» **TASK OBJECTIVE**
Repeat everything from the first line of the listing below through the line that contains "minimum height=1.32cm] (a2)", exactly. Leave out pictures.

» **GIVEN MATERIAL**
********
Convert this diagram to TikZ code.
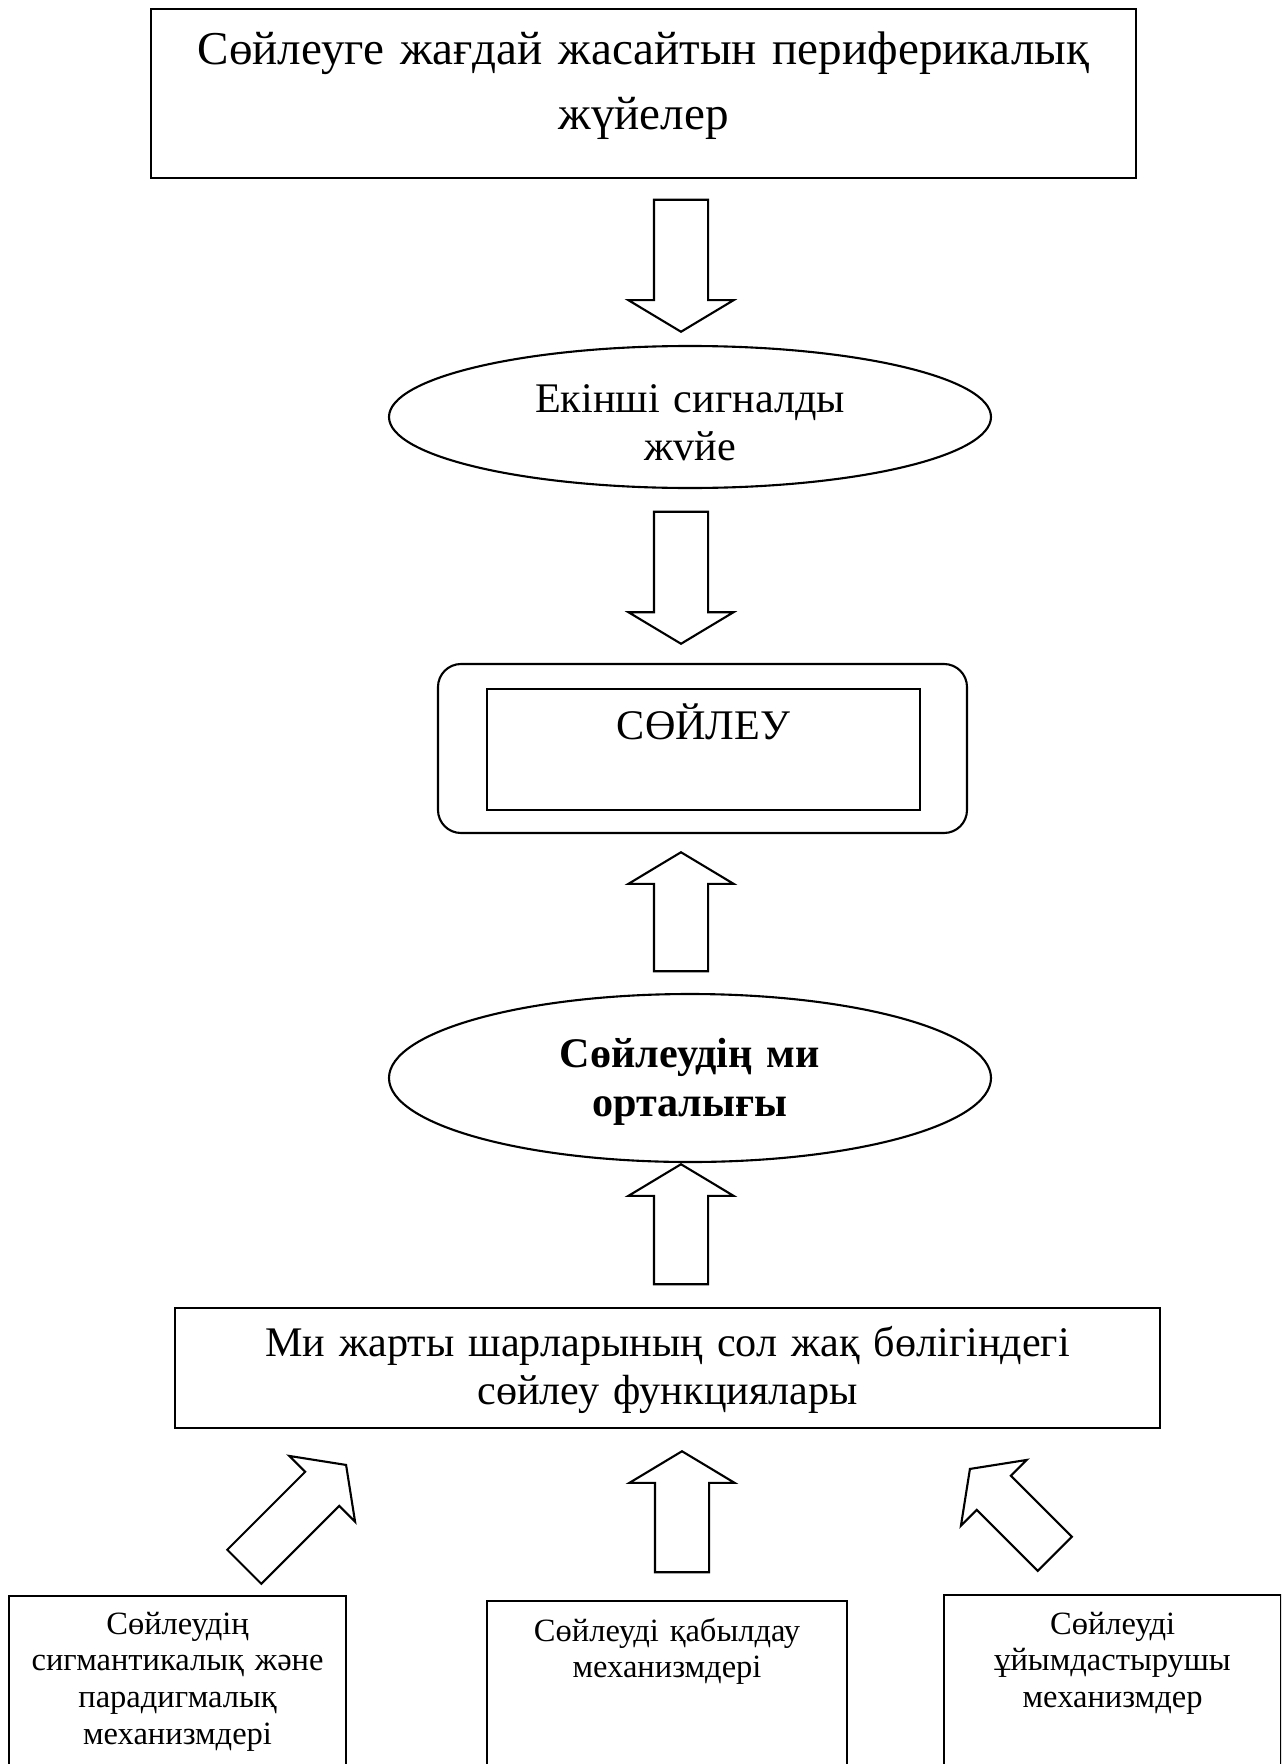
\documentclass[tikz,border=0pt]{standalone}
\usepackage{fontspec}
\setmainfont{Liberation Serif}
\usetikzlibrary{shapes.geometric,shapes.arrows}

\begin{document}
\begin{tikzpicture}[
    line width=0.6pt,
    plainbox/.style={draw, rectangle, inner sep=0pt, align=center, anchor=north west},
    oval/.style={draw, ellipse, inner sep=0pt, align=center, text width=4cm, minimum width=6.02cm},
    blockarr/.style={draw, single arrow, inner xsep=0pt, inner ysep=0.26cm, single arrow head extend=0.255cm, single arrow tip angle=118, anchor=tip},
    slantarr/.style={blockarr, inner ysep=0.23cm, single arrow head extend=0.225cm, single arrow tip angle=108},
    bigfont/.style={font=\fontsize{13.4}{18.5}\selectfont},
    midfont/.style={font=\fontsize{12}{13.7}\selectfont},
    smallfont/.style={font=\fontsize{9.25}{10.5}\selectfont}]
  \useasboundingbox (0,0) rectangle (12.81,-17.64);
  \clip (0,0) rectangle (12.81,-17.64);

  \node[plainbox, bigfont, text width=9.85cm, text height=0.55cm, text depth=1.14cm] (periph) at (1.50,-0.08)
    {Сөйлеуге жағдай жасайтын периферикалық\\жүйелер};
  \node[blockarr, rotate=-90, minimum height=1.32cm] (a1) at (6.81,-3.33) {};

  \node[oval, midfont, minimum height=1.42cm, text height=0.35cm, text depth=0.45cm] (signal) at (6.90,-4.17)
    {Екінші сигналды\\жvйе};
  \node[blockarr, rotate=-90, minimum height=1.32cm] (a2) at (6.81,-6.45) {};

  \node[draw, rounded corners=0.23cm, minimum width=5.29cm, minimum height=1.69cm] (speechout) at (7.025,-7.485) {};
  \node[plainbox, midfont, text width=4.33cm, text height=0.50cm, text depth=0.71cm] (speech) at (4.86,-6.88) {СӨЙЛЕУ};
  \node[blockarr, rotate=90, minimum height=1.19cm] (a3) at (6.81,-8.51) {};

  \node[oval, font=\fontsize{12}{14.2}\selectfont\bfseries, minimum height=1.68cm, text height=0.35cm, text depth=0.57cm] (centre) at (6.90,-10.78)
    {Сөйлеудің ми\\орталығы};
  \node[blockarr, rotate=90, minimum height=1.20cm] (a4) at (6.81,-11.63) {};

  \node[plainbox, midfont, text width=9.85cm, text height=0.48cm, text depth=0.72cm] (hemis) at (1.74,-13.07)
    {Ми жарты шарларының сол жақ бөлігіндегі\\сөйлеу функциялары};

  \node[slantarr, rotate=45, minimum height=1.44cm] (la) at (3.47,-14.64) {};
  \node[blockarr, rotate=90, minimum height=1.21cm] (a5) at (6.82,-14.50) {};
  \node[slantarr, rotate=135, minimum height=1.20cm] (ra) at (9.69,-14.68) {};

  \node[plainbox, smallfont, text width=3.37cm, text height=0.38cm, text depth=2.0cm] (semant) at (0.08,-15.95)
    {Сөйлеудің\\сигмантикалық және\\парадигмалық\\механизмдері};
  \node[plainbox, smallfont, text width=3.60cm, text height=0.40cm, text depth=2.0cm] (percep) at (4.86,-16.00)
    {Сөйлеуді қабылдау\\механизмдері};
  \node[plainbox, smallfont, text width=3.37cm, text height=0.39cm, text depth=2.0cm] (organ) at (9.43,-15.94)
    {Сөйлеуді\\ұйымдастырушы\\механизмдер};
\end{tikzpicture}
\end{document}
********
» **WRITTEN RESPONSE**
Convert this diagram to TikZ code.
\documentclass[tikz,border=0pt]{standalone}
\usepackage{fontspec}
\setmainfont{Liberation Serif}
\usetikzlibrary{shapes.geometric,shapes.arrows}

\begin{document}
\begin{tikzpicture}[
    line width=0.6pt,
    plainbox/.style={draw, rectangle, inner sep=0pt, align=center, anchor=north west},
    oval/.style={draw, ellipse, inner sep=0pt, align=center, text width=4cm, minimum width=6.02cm},
    blockarr/.style={draw, single arrow, inner xsep=0pt, inner ysep=0.26cm, single arrow head extend=0.255cm, single arrow tip angle=118, anchor=tip},
    slantarr/.style={blockarr, inner ysep=0.23cm, single arrow head extend=0.225cm, single arrow tip angle=108},
    bigfont/.style={font=\fontsize{13.4}{18.5}\selectfont},
    midfont/.style={font=\fontsize{12}{13.7}\selectfont},
    smallfont/.style={font=\fontsize{9.25}{10.5}\selectfont}]
  \useasboundingbox (0,0) rectangle (12.81,-17.64);
  \clip (0,0) rectangle (12.81,-17.64);

  \node[plainbox, bigfont, text width=9.85cm, text height=0.55cm, text depth=1.14cm] (periph) at (1.50,-0.08)
    {Сөйлеуге жағдай жасайтын периферикалық\\жүйелер};
  \node[blockarr, rotate=-90, minimum height=1.32cm] (a1) at (6.81,-3.33) {};

  \node[oval, midfont, minimum height=1.42cm, text height=0.35cm, text depth=0.45cm] (signal) at (6.90,-4.17)
    {Екінші сигналды\\жvйе};
  \node[blockarr, rotate=-90, minimum height=1.32cm] (a2) at (6.81,-6.45) {};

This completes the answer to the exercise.